Phonics in Reading Recovery lessons
Assessment
In Reading Recovery, individual assessments reveal
- upper and lower case letters the child can identify by naming the letter, giving the letter sound, or naming a word beginning with the letter or sound.
- phonemes the child can connect to letters.
- specific phonemes the child can represent with letters in writing.
- the degree to which children use letter-sound knowledge and word patterns to read and write words.
- the degree to which the child can locate words in a text after hearing them.
- the child’s ability to use letter-sound knowledge while reading continuous text.
Examples of Instructional Procedures
- Using magnetic letters, children learn quick and flexible recognition of letters; they also learn how to take words apart using phonological and orthographic knowledge.
- When reading continuous text, children learn to take words apart ‘on the run.’
- In writing, children learn to hear the sounds in words and represent them with letters or letter clusters.
- Children work with letters and related sounds (e.g., making personalized alphabet books to link sounds and letters).
- Reassembling a cut-up sentence requires children to think about sounds in words as they place the words in order; the teacher segments words to focus on what a child needs to learn next.
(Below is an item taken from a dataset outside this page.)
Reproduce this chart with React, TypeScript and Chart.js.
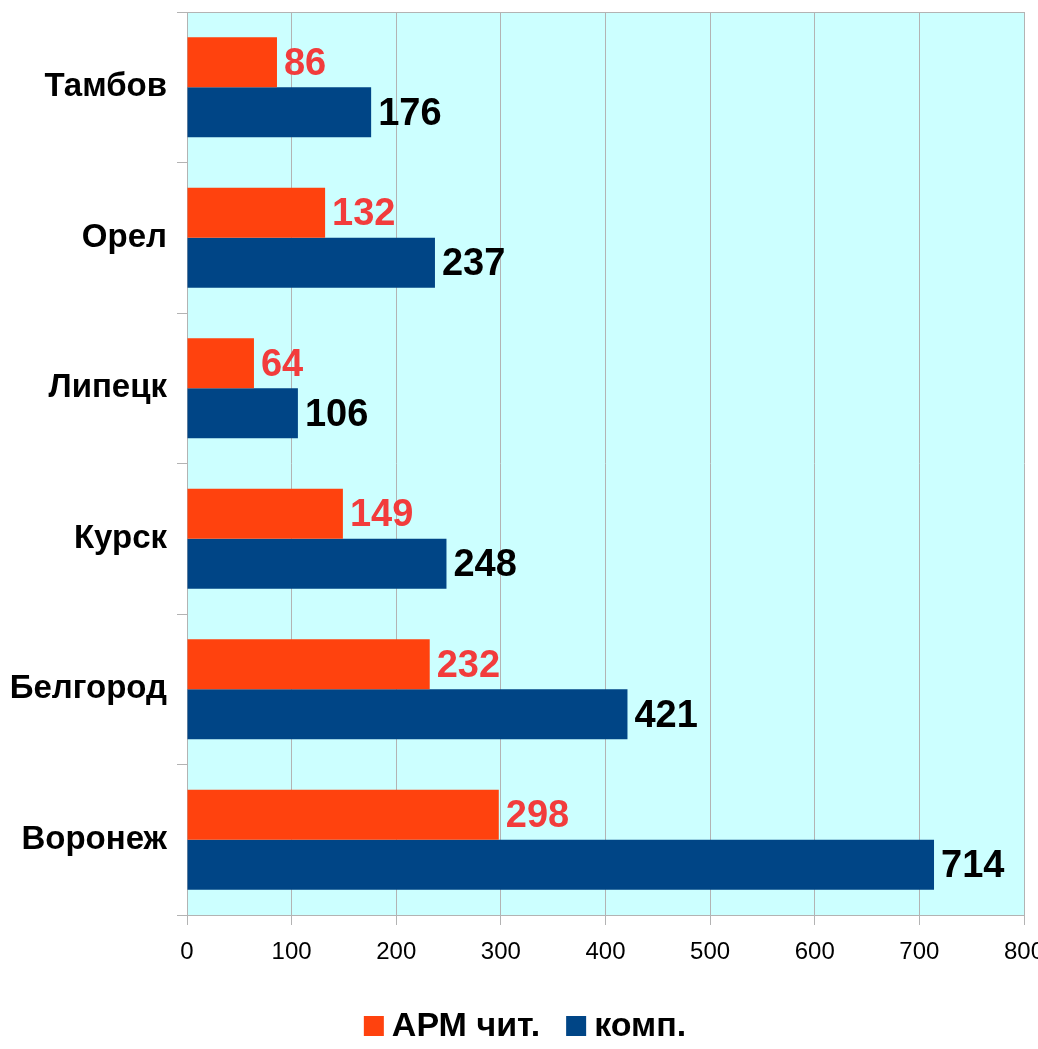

- During oral reading of texts, children learn to use phonological and orthographic information to monitor their reading and to decode unfamiliar words; they learn to ‘take words apart’ on the run while reading texts.
Clay, M. M. (2002). An observation survey of early literacy achievement. Portsmouth, NH: Heinemann.

In Reading Recovery
“Recent research has made it clear that we must pay attention to four aspects of how the sounds of English are represented in print:
- Children have to learn to hear the sounds buried within words, and this is not an easy task.
- Children have to learn to visually discriminate the symbols we use in print, and this is a large set of symbols.
- Children have to learn to link single symbols and clusters of symbols with the sounds they represent.
- Children have to learn that there are many alternatives and exceptions in our system of putting sounds into print.”